Underneath all this looms another question: Do incentives really work? One recent study by a Cornell University professor, who examined a Texas program that paid students in poorer districts for passing Advanced Placement tests, found that the rewards did help increase participation in the AP classes and improved scores. But the author has cautioned that other factors might have contributed to the improvements.
At the middle school, Burnett presses on with a discussion about the stock market and economy. He removes his suit jacket and rolls up his sleeves. The class stirs. One girl mentions her mom has stopped buying juice because it's too expensive. Other students point out high gas prices. Another boy puts up his hand and explains: "I was going to the store and I left the TV on and my mother started yelling that I didn't pay any bills."
The comment draws laughter, but Burnett links it back to the high cost of energy and asks how that might affect the stock market. After a few minutes, he tries a different tack.
"How many of you are buying video games?" he asks. He veers the conversation toward the performance of Sony and Microsoft stock. Then he segues into financial strategy. "We invest in companies that we know are going to be around for the long haul, so it's not like a game of Monopoly – you can't go two spaces and end up living on Park Place," he says.
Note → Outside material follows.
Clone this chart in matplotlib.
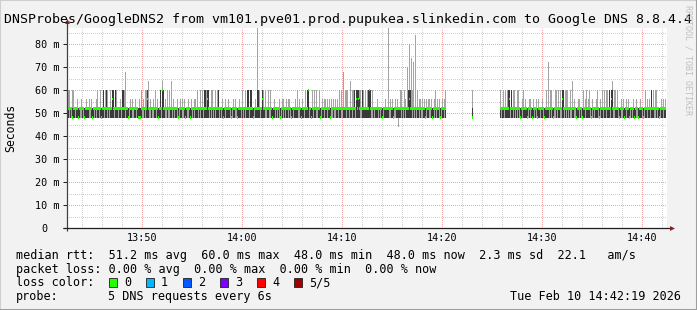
import datetime as dt
import numpy as np
import matplotlib
matplotlib.use("Agg")
import matplotlib.pyplot as plt
import matplotlib.dates as mdates
from matplotlib.patches import Rectangle
from matplotlib.lines import Line2D
from matplotlib.ticker import MultipleLocator, FuncFormatter

# ---------------- data ----------------
title = "DNSProbes/GoogleDNS2 from vm101.pve01.prod.pupukea.slinkedin.com to Google DNS 8.8.4.4"
start = dt.datetime(2026, 2, 10, 13, 42, 30)
step_seconds = 6
window_minutes = 60

# sorted ping profiles (ms): min, 2nd, median, 4th, max
profiles = {
    "a": (48, 48, 52, 52, 52),
    "b": (48, 48, 52, 52, 56),
    "c": (48, 48, 52, 52, 60),
    "d": (48, 48, 48, 52, 52),
    "e": (48, 48, 48, 52, 56),
    "f": (48, 48, 48, 52, 60),
    "g": (48, 52, 52, 52, 52),
    "h": (48, 52, 52, 52, 56),
    "i": (48, 52, 52, 52, 60),
    "j": (48, 48, 52, 60, 60),
    "k": (48, 48, 52, 56, 60),
    "l": (48, 48, 56, 60, 60),
    "m": (48, 48, 60, 60, 60),
    "n": (44, 48, 52, 52, 52),
}

# one character per 6 s sample, 20 samples (2 minutes) per block, ' ' = no data
sample_blocks = [
    "aciagfcagabdaghagdab",  # 13:42:30
    "aahgbdagahcagcdajgcj",
    "iagcaljgjcagabgjjcga",
    "adgbahgabgadedcghaic",
    "lcghaghacgbdajgmjahg",
    "cgiacgbgaahdgbahgbda",
    "ghadbgahbacgaiacgjjc",
    "ljgaicgaiacjgagbdaha",
    "abagdgbahgdabagcgaia",
    "jjgjjadgbajjcgalcaig",
    "acgiadabgagahdgbhagb",
    "ahbgdagabacghadbagca",
    "jmgadcgcaigacdgbahba",
    "habdhgbghabgcaigcaci",
    "cagcaicjgljlkigjcaca",
    "cjmjgiagaabgagadgaba",
    "acghabdghabnaciagcha",
    "cjljcicgcgcahbghabdh",
    "abhgbdahcgbahdgbahc ",
    "                    ",
    "     f              ",
    "             cgacgca",
    "cjlgjaicgaicgdahcaba",
    "dgbhadbgahdbagabgdac",
    "acgciadgicgcaigljgci",
    "cgaigcahgdabhagdcahc",
    "abcgdhagabcgdhacgcai",
    "cajgljgicacgdahgbdah",
    "abdgagbdahgdabagdgca",
    "habgjacgicgadgbahab ",
]

# sample index -> slowest ping (ms) for the tall smoke spikes
spikes = {58: 68, 81: 64, 95: 64, 104: 64, 190: 95, 276: 68, 283: 64,
          321: 95, 340: 70, 342: 80, 344: 74, 346: 72, 348: 84,
          481: 72, 505: 64, 545: 64}

median_stats = ["51.2 ms avg", "60.0 ms max", "48.0 ms min", "48.0 ms now", "2.3 ms sd", "22.1   am/s"]
loss_stats = ["0.00 % avg", "0.00 % max", "0.00 % min", "0.00 % now"]
loss_labels = ["0", "1", "2", "3", "4", "5/5"]
loss_colors = ["#26ff00", "#00b8ff", "#0059ff", "#7e00ff", "#ff0000", "#a00000"]
probe_text = "5 DNS requests every 6s"
stamp_text = "Tue Feb 10 14:42:19 2026"

# ---------------- decode ----------------
codes = "".join(sample_blocks)
pings = np.full((5, len(codes)), np.nan)
for i, c in enumerate(codes):
    if c != " ":
        pings[:, i] = profiles[c]
for i, v in spikes.items():
    pings[4, i] = v

times = [start + dt.timedelta(seconds=step_seconds * i) for i in range(len(codes))]
xnum = mdates.date2num(times)
valid = ~np.isnan(pings[2])
bw = step_seconds / 86400.0

# ---------------- figure ----------------
W, H, DPI = 697, 310, 100
fig = plt.figure(figsize=(W / DPI, H / DPI), dpi=DPI, facecolor="#f2f2f2")
L, R, T, B = 67, 667, 28, 228
ax = fig.add_axes([L / W, 1 - B / H, (R - L) / W, (B - T) / H])
ax.set_facecolor("white")
mono = "DejaVu Sans Mono"

xv = xnum[valid]
p = pings[:, valid]
ax.bar(xv, p[4] - p[0], bottom=p[0], width=bw, align="edge", color="#a4a4a4",
       linewidth=0, antialiased=False, zorder=2)
ax.bar(xv, p[3] - p[1], bottom=p[1], width=bw, align="edge", color="#3a3a3a",
       linewidth=0, antialiased=False, zorder=3)
ax.bar(xv, np.full(len(xv), 1.1), bottom=p[2] - 0.55, width=bw, align="edge",
       color=loss_colors[0], linewidth=0, antialiased=False, zorder=4)

end = start + dt.timedelta(minutes=window_minutes)
ax.set_xlim(mdates.date2num(start), mdates.date2num(end))
ax.set_ylim(0, (B - T) / 2.3)

ax.xaxis.set_major_locator(mdates.MinuteLocator(byminute=range(0, 60, 10)))
ax.xaxis.set_minor_locator(mdates.MinuteLocator(byminute=range(0, 60, 2)))
ax.xaxis.set_major_formatter(mdates.DateFormatter("%H:%M"))
ax.yaxis.set_major_locator(MultipleLocator(10))
ax.yaxis.set_minor_locator(MultipleLocator(5))
ax.yaxis.set_major_formatter(FuncFormatter(lambda v, _: "0  " if v == 0 else f"{v:.0f} m"))

ax.set_axisbelow(True)
ax.grid(which="major", color="#f2a6a6", linestyle=(0.5, (1, 1)), linewidth=0.72)
ax.grid(which="minor", color="#cdcdcd", linestyle=(0.5, (1, 1)), linewidth=0.72)
for s in ax.spines.values():
    s.set_visible(False)

ax.tick_params(axis="y", which="major", length=2.9, width=0.72, color="#1f1f1f", pad=2.2,
               labelsize=7.3)
ax.tick_params(axis="x", which="major", length=0, pad=3.6, labelsize=7.3)
ax.tick_params(which="minor", length=0)
for lab in ax.get_xticklabels() + ax.get_yticklabels():
    lab.set_fontfamily(mono)

# axes with arrows
ax.plot([0, 0], [-0.015, 1.03], transform=ax.transAxes, color="#404040", lw=0.9,
        clip_on=False, zorder=6, solid_capstyle="butt")
ax.plot([-0.007, 1.006], [0, 0], transform=ax.transAxes, color="#1f1f1f", lw=0.9,
        clip_on=False, zorder=6, solid_capstyle="butt")
ax.plot([0], [1.035], marker="^", ms=3.5, color="#801f1f", transform=ax.transAxes,
        clip_on=False, zorder=7, markeredgewidth=0)
ax.plot([1.008], [0], marker=">", ms=3.5, color="#801f1f", transform=ax.transAxes,
        clip_on=False, zorder=7, markeredgewidth=0)

def fx(px):
    return px / W

def fy(py):
    return 1 - py / H

fig.text(fx(348), fy(23.5), title, ha="center", va="baseline", family=mono, size=9.5)
fig.text(fx(11), fy(128), "Seconds", rotation=90, ha="center", va="center", family=mono, size=8.3)
fig.text(fx(688), fy(5), "RRDTOOL / TOBI OETIKER", rotation=270, ha="center", va="top",
         family=mono, size=6, color="#c0c0c0")

LS = 8.5
fig.text(fx(16), fy(259), "median rtt:  " + "  ".join(median_stats), family=mono, size=LS, va="baseline")
fig.text(fx(16), fy(272.5), "packet loss: " + "  ".join(loss_stats), family=mono, size=LS, va="baseline")
fig.text(fx(16), fy(286.5), "loss color:", family=mono, size=LS, va="baseline")
for k, (lab, col) in enumerate(zip(loss_labels, loss_colors)):
    x0 = 109 + 37 * k
    fig.patches.append(Rectangle((fx(x0), fy(287)), 8 / W, 9 / H, transform=fig.transFigure,
                                 facecolor=col, edgecolor="#1f1f1f", linewidth=0.6))
    fig.text(fx(x0 + 15), fy(286.5), lab, family=mono, size=LS, va="baseline")
fig.text(fx(16), fy(300), "probe:", family=mono, size=LS, va="baseline")
fig.text(fx(108), fy(300), probe_text, family=mono, size=LS, va="baseline")
fig.text(fx(681), fy(300), stamp_text, family=mono, size=LS, va="baseline", ha="right")

# 3d frame
fig.add_artist(Line2D([0, 0], [0, 1], transform=fig.transFigure, color="#cfcfcf", lw=1.5))
fig.add_artist(Line2D([0, 1], [1, 1], transform=fig.transFigure, color="#cfcfcf", lw=1.5))
fig.add_artist(Line2D([1, 1], [0, 1], transform=fig.transFigure, color="#9e9e9e", lw=2.2))
fig.add_artist(Line2D([0, 1], [0, 0], transform=fig.transFigure, color="#9e9e9e", lw=2.2))

fig.savefig("out.png", dpi=DPI, facecolor=fig.get_facecolor())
So far, the class seems to be working. The students are absorbed, not because of any dividends they might get from their portfolios but because of the window into capitalism. "I don't really need money to come to school," says Asia. "I like coming to school because I want an education."
Classmate Nakia Lyna concurs. "Some adults think that we don't like coming to school, that we don't like learning," she says. "But in this class, we have fun learning about money."
Nakia, in fact, believes paying students may just confuse them. "If you bribe them with money, they're going to have a reason to come just for the money," she says. "They're not thinking about what they're going to learn in social studies the next morning or in computer class. They're going to think about how much money they're going to get and when they're going to spend it at the store."